Chief Justice Allsop did not seem persuaded by insurers’ arguments but did not make a formal ruling. He found it difficult to reconcile a deductible three times the sub-limit, and that a spoilage claim could arise even if there is no material damage. He gave the parties opportunity to put further written submissions to resolve the issue.
Some concluding remarks – a lay-down misere for insurers?
While insurers were successful in this claim, it is possible there may be a different outcome after the appeal is heard. For now, policyholders may take comfort in the fact that the case was focused on the construction of a specific extension in Star’s ISR policy, meaning its application to other policies in the market may be limited.
This case follows a number of business interruption cases in Australia. In June this year, the High Court denied special leave to appeal the decision of the NSW Court of Appeal in HDI Global Speciality SE v Wonkana No 3 Pty Ltd  NSWCA 296. In Victoria, the case of the Vanilla Lounge is still ongoing following the decision of the Federal Court in respect of a specific question. The substantive aspects of coverage are still yet to be determined.
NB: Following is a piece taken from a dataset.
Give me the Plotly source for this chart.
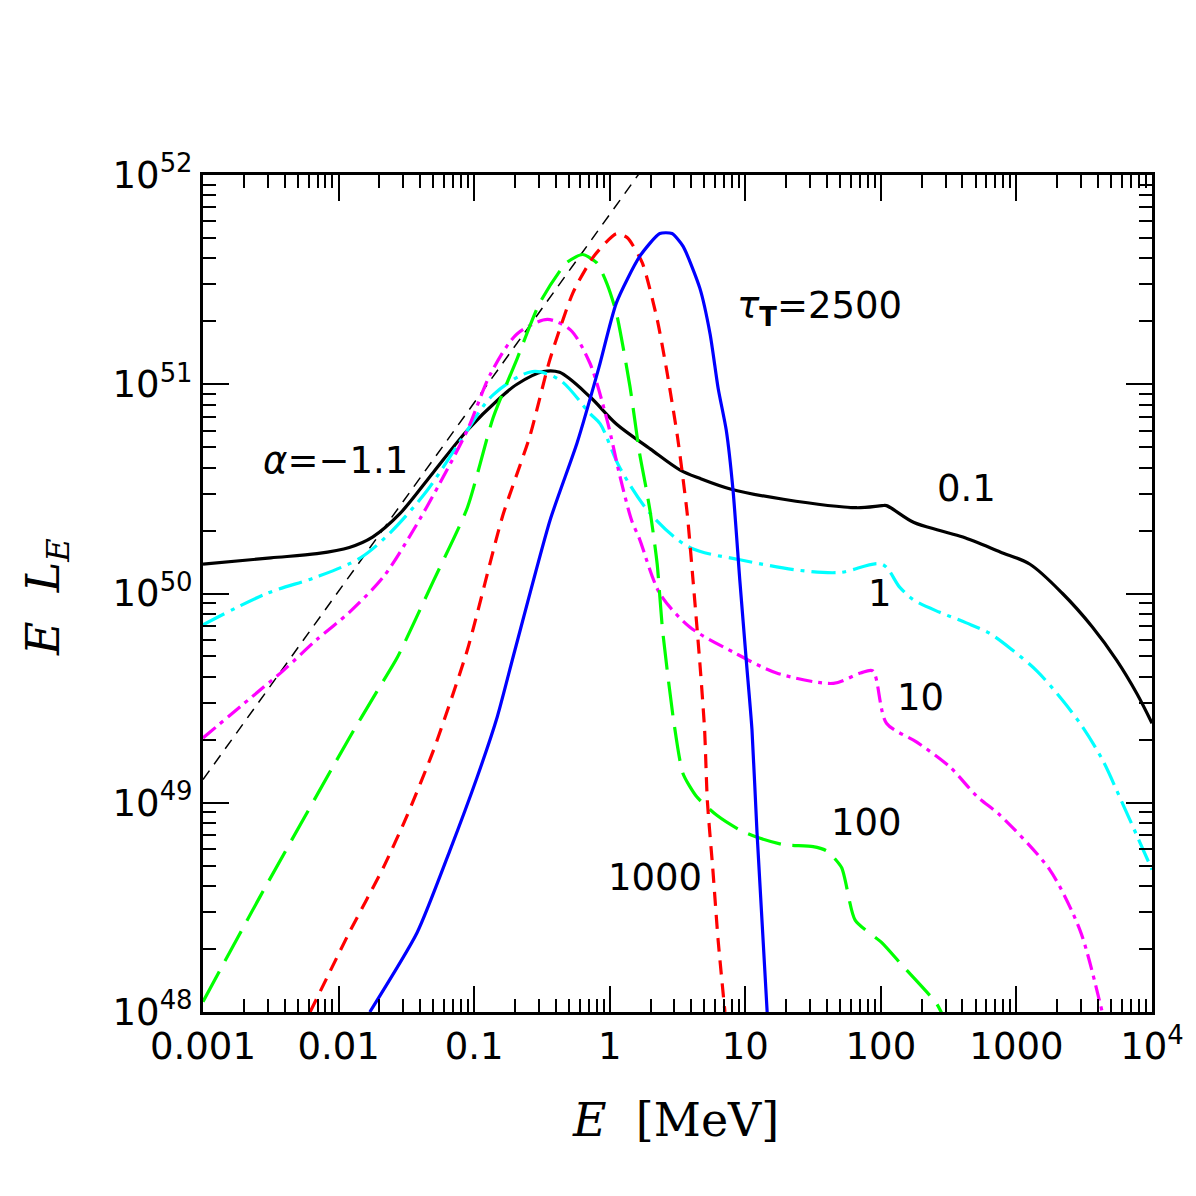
import plotly.graph_objects as go

# ---- data (E in MeV, E*L_E in erg/s) ----
E_01 = [0.001, 0.00316, 0.00692, 0.0120, 0.0178, 0.0282, 0.0501, 0.0891, 0.155, 0.207,
        0.324, 0.427, 0.715, 1.12, 2.0, 3.31, 4.62, 7.76, 19.1, 66.1, 102, 110, 174, 272,
        403, 759, 1259, 2188, 3631, 5495, 7762, 10000]
L_01 = [1.38e50, 1.48e50, 1.55e50, 1.66e50, 1.86e50, 2.40e50, 3.80e50, 6.03e50, 8.6e50, 1.00e51,
        1.15e51, 1.14e51, 8.71e50, 6.46e50, 4.90e50, 3.89e50, 3.55e50, 3.16e50, 2.82e50, 2.57e50,
        2.63e50, 2.63e50, 2.19e50, 2.00e50, 1.86e50, 1.58e50, 1.38e50, 1.00e50, 6.92e49, 4.79e49,
        3.31e49, 2.40e49]

E_1 = [0.001, 0.00295, 0.00692, 0.0145, 0.0240, 0.0447, 0.0794, 0.138, 0.269, 0.427, 0.715,
       0.851, 1.19, 2.0, 3.89, 9.12, 25.1, 50.1, 102, 138, 174, 272, 427, 631, 933, 1413,
       2188, 3090, 4365, 5754, 10000]
L_1 = [7.08e49, 1.00e50, 1.20e50, 1.48e50, 1.95e50, 3.09e50, 5.37e50, 8.9e50, 1.15e51, 1.05e51, 7.24e50,
       6.46e50, 3.98e50, 2.40e50, 1.66e50, 1.45e50, 1.29e50, 1.26e50, 1.38e50, 1.07e50,
       9.33e49, 8.13e49, 7.24e49, 6.46e49, 5.37e49, 4.27e49, 3.09e49, 2.29e49, 1.58e49, 1.07e49,
       4.79e48]

E_10 = [0.001, 0.00234, 0.00389, 0.00692, 0.0120, 0.0214, 0.0355, 0.0562, 0.0891, 0.132, 0.207,
        0.347, 0.513, 0.715, 0.955, 1.19, 1.45, 1.66, 2.34, 3.89, 8.13, 17.0, 44.7, 70.8, 87.1,
        110, 184, 324, 513, 759, 1758, 2951, 4074, 4467]
L_10 = [2.04e49, 3.24e49, 4.27e49, 6.03e49, 8.13e49, 1.20e50, 2.00e50, 3.39e50, 6.03e50, 1.12e51, 1.74e51,
        2.04e51, 1.82e51, 1.26e51, 6.76e50, 3.63e50, 2.24e50, 1.82e50, 1.00e50, 6.92e49, 5.25e49,
        4.17e49, 3.72e49, 4.17e49, 4.27e49, 2.40e49, 1.95e49, 1.48e49, 1.07e49, 8.71e48, 4.79e48,
        2.45e48, 1.15e48, 8.91e47]

E_100 = [0.001, 0.00263, 0.0120, 0.0191, 0.0269, 0.0501, 0.0891, 0.138, 0.207, 0.305, 0.479,
         0.631, 0.804, 0.955, 1.12, 1.41, 1.66, 1.86, 2.0, 2.24, 2.45, 2.95, 3.47, 4.37,
         6.17, 9.12, 12.9, 19.1, 31.6, 39.8, 51.3, 64.6, 102, 145, 257, 288]
L_100 = [1.12e48, 3.55e48, 2.04e49, 3.39e49, 4.90e49, 1.15e50, 2.57e50, 6.92e50, 1.32e51, 2.45e51, 3.80e51,
         4.17e51, 3.80e51, 3.02e51, 2.19e51, 9.77e50, 4.68e50, 3.16e50, 2.40e50, 1.38e50,
         6.76e49, 2.51e49, 1.38e49, 1.07e49, 8.71e48, 7.41e48, 6.76e48, 6.31e48, 6.17e48,
         5.89e48, 4.90e48, 2.75e48, 2.14e48, 1.66e48, 1.10e48, 9.55e47]

E_1000 = [0.00617, 0.0120, 0.0162, 0.0214, 0.0316, 0.0501, 0.0891, 0.162, 0.257, 0.363, 0.537,
          0.759, 1.12, 1.35, 1.74, 2.24, 2.63, 3.16, 3.72, 4.12, 4.62, 5.01, 5.25, 5.75,
          6.31, 7.08]
L_1000 = [1.0e48, 2.40e48, 3.47e48, 4.90e48, 8.51e48, 1.78e49, 5.37e49, 2.34e50, 5.62e50, 1.32e51,
          2.75e51, 4.07e51, 5.25e51, 5.01e51, 3.80e51, 2.04e51, 1.17e51, 5.62e50, 2.45e50,
          1.15e50, 4.68e49, 2.24e49, 1.02e49, 4.90e48, 2.19e48, 1.0e48]

E_2500 = [0.0170, 0.0380, 0.0661, 0.105, 0.148, 0.200, 0.363, 0.575, 0.832, 1.12, 1.66,
          2.34, 2.88, 3.47, 4.62, 5.50, 6.31, 7.24, 8.13, 9.12, 10.2, 11.2, 12.2, 14.5]
L_2500 = [1.0e48, 2.40e48, 5.89e48, 1.32e49, 2.57e49, 5.37e49, 2.24e50, 5.25e50, 1.20e51,
          2.45e51, 4.07e51, 5.25e51, 5.25e51, 4.57e51, 2.88e51, 1.74e51, 9.55e50, 6.03e50,
          3.09e50, 1.15e50, 4.68e49, 2.24e49, 7.24e48, 1.0e48]

E_pl = [0.001, 1.8]
L_pl = [1.29e49, 1.1e52]

x_tickvals = [1e-3, 1e-2, 1e-1, 1, 10, 100, 1000, 1e4]
x_ticktext = ["0.001", "0.01", "0.1", "1", "10", "100", "1000", "10<sup>4</sup>"]
y_tickvals = [1e48, 1e49, 1e50, 1e51, 1e52]
y_ticktext = ["10<sup>48</sup>", "10<sup>49</sup>", "10<sup>50</sup>", "10<sup>51</sup>", "10<sup>52</sup>"]

curve_labels = ["0.1", "1", "10", "100", "1000"]

fig = go.Figure()

def add(x, y, color, dash, width=3.2, shape="spline", smooth=0.6):
    line = dict(color=color, dash=dash, width=width, shape=shape)
    if shape == "spline":
        line["smoothing"] = smooth
    fig.add_trace(go.Scatter(x=x, y=y, mode="lines", line=line,
                             showlegend=False, hoverinfo="skip"))

add(E_pl, L_pl, "black", "11px,8px", 1.5, "linear")
add(E_01, L_01, "black", "solid", smooth=0.9)
add(E_1, L_1, "#00FFFF", "24px,7px,4px,7px", smooth=0.9)
add(E_10, L_10, "#FF00FF", "16px,6px,4px,6px", smooth=0.8)
add(E_100, L_100, "#00FF00", "34px,12px")
add(E_1000, L_1000, "#FF0000", "14px,9px")
add(E_2500, L_2500, "#0000FF", "solid")

L, R, T, B = 203, 1152, 175, 1012
def px(x):
    return (x - L) / (R - L)
def py(y):
    return (B - y) / (B - T)

tfont = dict(family="DejaVu Sans", size=37, color="black")
ann = [
    ("<i>α</i>=−1.1", 335, 460),
    ("<i>τ</i><sub><b>T</b></sub>=2500", 819, 308),
    (curve_labels[0], 966, 488),
    (curve_labels[1], 880, 593),
    (curve_labels[2], 920, 697),
    (curve_labels[3], 866, 822),
    (curve_labels[4], 655, 877),
]
for txt, xx, yy in ann:
    fig.add_annotation(text=txt, x=px(xx), y=py(yy), xref="paper", yref="paper",
                       showarrow=False, font=tfont, xanchor="center", yanchor="middle")

# axis titles
fig.add_annotation(text="<i>E</i>  [MeV]", x=px(675), y=py(1120), xref="paper", yref="paper",
                   showarrow=False, font=dict(family="DejaVu Serif", size=46, color="black"),
                   xanchor="center", yanchor="middle")
fig.add_annotation(text="<i>E  L<sub>E</sub></i>", x=px(46), y=py(597), xref="paper", yref="paper",
                   showarrow=False, font=dict(family="DejaVu Serif", size=46, color="black"),
                   textangle=-90, xanchor="center", yanchor="middle")

axis_common = dict(type="log", showgrid=False, zeroline=False, showline=True, linewidth=3,
                   linecolor="black", ticks="inside", ticklen=26, tickwidth=2, tickcolor="black",
                   mirror="allticks",
                   minor=dict(ticks="inside", ticklen=13, tickwidth=2, tickcolor="black", dtick="D1",
                              showgrid=False),
                   tickfont=dict(family="DejaVu Sans", size=37, color="black"))

fig.update_xaxes(range=[-3, 4], tickvals=x_tickvals, ticktext=x_ticktext, **axis_common)
fig.update_yaxes(range=[48, 52], tickvals=y_tickvals, ticktext=y_ticktext, **axis_common)

fig.update_layout(width=1196, height=1196, margin=dict(l=L, r=1196 - R, t=T, b=1196 - B),
                  plot_bgcolor="white", paper_bgcolor="white", showlegend=False)

fig.write_html("out.html")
It is still yet to be seen how Australian courts will apply the decision of the UK High Court, noting there may be some material differences in policy wordings and the impact of COVID-19 in each jurisdiction.
We also expect causation issues to be dealt with more substantively in the second business interruption test case due to be heard in the Federal Court from 30 August to 8 September 2021. The second business interruption test case consists of nine separate claims which had been lodged at AFCA plus an additional test case initiated by QBE. The cases will be heard at the same time. It is expected the Federal Court will examine the meaning of policy wordings around disease, proximity issues relating to a COVID outbreak and the impact of government mandates.